There has been a lot of chewing on economic trends in society over the decades, and a lot of ideas about how to even things out a bit more, in what is obviously a very not equal distribution of resources. People have thoughts about wealth taxes, but of course they are uncollectible, and have all kinds of problems. Obviously, bubbles really suck, but if you don’t allow people to enjoy the fruits of innovation, you won’t have any and other people will and you will be outcompeted. There’s a whole lot of Yeah That Won’t Work.
And yet.
What we are seeing over the last few weeks / months are really interesting trends. Inflation transfers money from retirees / rentiers to those who have jobs with cost of living adjustments / pay rises. It also reduces indebtedness, in its own way, a wealth transfer. A much bigger wealth transfer than any wealth tax plus redistribution scheme is ever likely to imagine. The collapse of a variety of bubbles — crypto, meme stocks, blah blah — and the near total shutdown of the housing market has also closed down a bunch of things that were causing a variety of people to feel very, very wealthy. They don’t feel wealthy now. Some of them are being extradited.

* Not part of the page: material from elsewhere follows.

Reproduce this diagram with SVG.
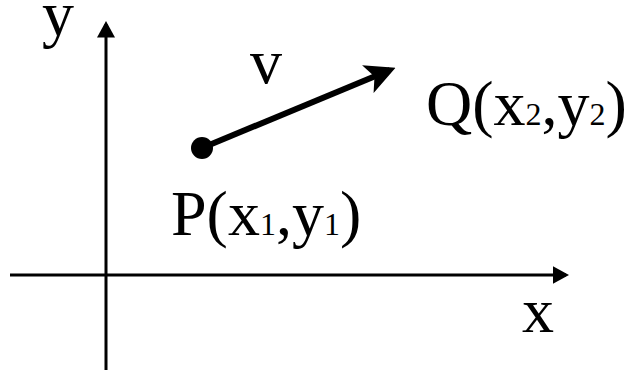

We _want_ more housing. But maybe we don’t want all the housing to always go to the most expensive housing. What Bass and the Mansion Tax are trying to get started is a pipeline of money to encourage producing housing for the masses. We really need that, if we want to deal with homelessness. When wealthy people are competing with people with high incomes to buy all the really nice housing that can possibly be produced, there _is_ trickle down to the masses. But probably not enough. We are way behind. I don’t think the Mansion Tax and the 60 day directive are going to be enough. However, one reason why developers shied away from affordable housing is because the red tape is brutal. If there isn’t a competing alternative that can be built instead, and the red tape is less brutal, maybe a slow shift begins.
I don’t know how Biden thinks about the economy, but in general, Democrats think about raising the floor (increasing the minimum wage and improving conditions for workers in general), raising the median (increasing the size of the middle class) and generally evening things, usually through tax and redistribute.
In the post-WW2 era, we produced an enormous amount of new housing stock in suburbs as part of white flight, which meant that within cities, there was reduction of density in old housing stock. We took advantage of that situation to reduce the amount of lower quality housing stock. Over and over again. We sort of took for granted that there would always be an excess of new, higher quality housing stock replacing the older housing stock, so we could just legislate out of existence the old and crappy stuff and there would still be plenty. A variety of trends (de-institutionalization, among others) disrupted that. And by 2008, we kinda just quit making any new housing stock. That’s turned around, but there is pent up demand in the form of delayed housing formation, and also a lot of the older housing stock is not where the jobs are (altho that has further evolved in recent years).
Left alone, residential construction will tend to optimize for profit : build houses where things aren’t that regulated, and where there is money to buy them. That tends to increase sprawl, and it tends to be Sun Belt. But there are limits, and we have been running up against them in the form of traffic congestion in Sun Belt sprawl and in the form of Not Enough Housing Units in coastal cities.
National political parties tend to not get particularly involved in any of this, which is entirely understandable. Also, I’m not sure they can stay out of it any longer.